For years afterwards, I’ve been making the point that all of our modern culture stems from the events of WWI and how these affected art, music, drama, literature and fashion (I’m a blast after a few drinks at a party). Everything in the modern and post-modern era begins with trenches and barbed wire and no man’s land. Without these horrific events we would not have Hemingway, or Fitzgerald, or T.S. Eliot, or the Jazz Age, or the Civil Rights Movement in quite the same way we do have them.

Oh, Hemingway might have written, or the Jazz Age played, and Civil Rights would have come about, but they wouldn’t have been the same, because we wouldn’t have been the same. Hemingway and Fitzgerald’s broken heroes would not have spoken to us with such resonance. The Jazz Age wouldn’t have pulled millions into the carefree, lifeblood beating out on the ivories. The Jazz Age wouldn’t have contributed to the young beat movement, further galvanized by another terrible war in Europe. America wouldn’t have been the bright white hope for the future superhero that it was to millions of disheartened, grieving Europeans. (We wouldn’t have had Superman). Without this war all the young African-American men wouldn’t have seen the division between how they were treated in Europe and how they were treated back home, even after they served their country. We wouldn’t have had World War II. We wouldn’t have had the hippie movement, or Baby Boomers, or a Cold War. None of our world would have existed in quite the same way had these wars not been fought. Had they not been terrible. Had young men and women, and old men and old women, and children not died in the fields and forests and cities of Europe.

Out of all this awfulness some good things did emerge. And yet, when I think of the cold fingers of Fear I don’t imagine Freddy or Jason or werewolves. I think of smoking tree stumps, the thump of big guns, the staccato of machine guns and the sound of a scared young soldier breathing heavily in his gas mask, unsure where to turn, unsure about his safety, and his mission and his place in this mess. I think of Wilfred Owen’s poem “Dulce Et Decorum Est” and how this young poet died in combat shortly before the Armistice, which we celebrate today.

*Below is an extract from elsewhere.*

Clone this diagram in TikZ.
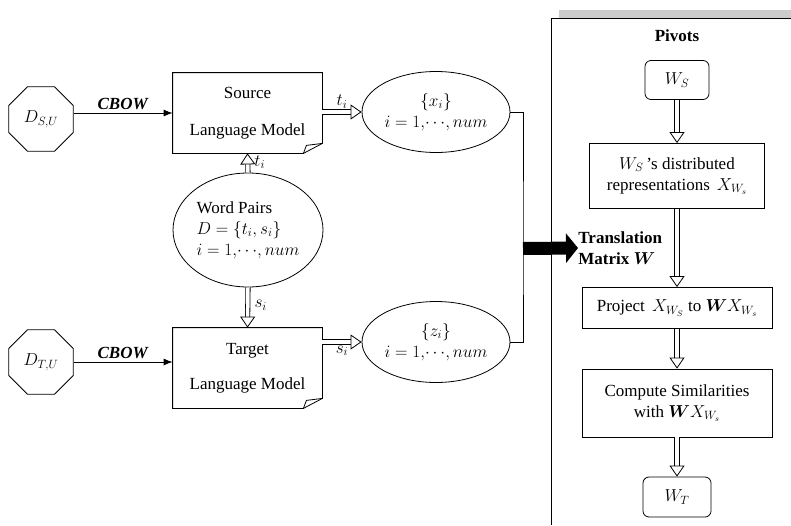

100 years ago his war started, and the effects of it are still being seen in our politics, our culture, our beliefs about the nature of humanity, and our understanding of war. After all of the good that has come out of this terrible war I can only hope that part of that good is that we will remember it and, shuddering, move as a world away from such horrors.

But still, men and women like my brother and sister sign up to serve. Like my brother and sister, they will get deployed to places where small differences are magnified by politicians and powerful people and like my brother and sister, young men and women will be scared, breathing heavily into a gas mask, unsure where to turn or what to do, and what to believe. They will do bad things in the name of good, and they will hurt a new generation who will believe that it is “sweet and good to die for one’s country” or beliefs, or family.

When I think of Veteran’s Day (or Armistice Day, as the Europeans know it) I think of all the people who have been affected by these wars that I was curious about as a child. I think of the stories I read of good and evil, and I think of the lessons I’ve learned about the world being gray, not black and white. I think of how a young generation is used by an older one to fight its battles. And I think of how willingly they do it. How willingly my brother and sister went. And I am awed, but angry. I don’t quite know how to handle the dichotomy of a day like today, when we stop and thank our veterans, and yet don’t learn from them.

I honor veterans not for their combat service, but for their willingness to serve what they believe to be a greater cause. For their bravery and courage and sacrifice even when they know that their government would not do the same for them. For the loneliness and the fear and the awfulness that they cannot talk about. For the pain and the suffering and the boredom they have dealt with. I honor them, but I pray in my heart, to what I’m not sure, that maybe their sacrifice will actually teach us and that we will finally stop, and finally learn how to lay down weapons without forcing our children into our fights.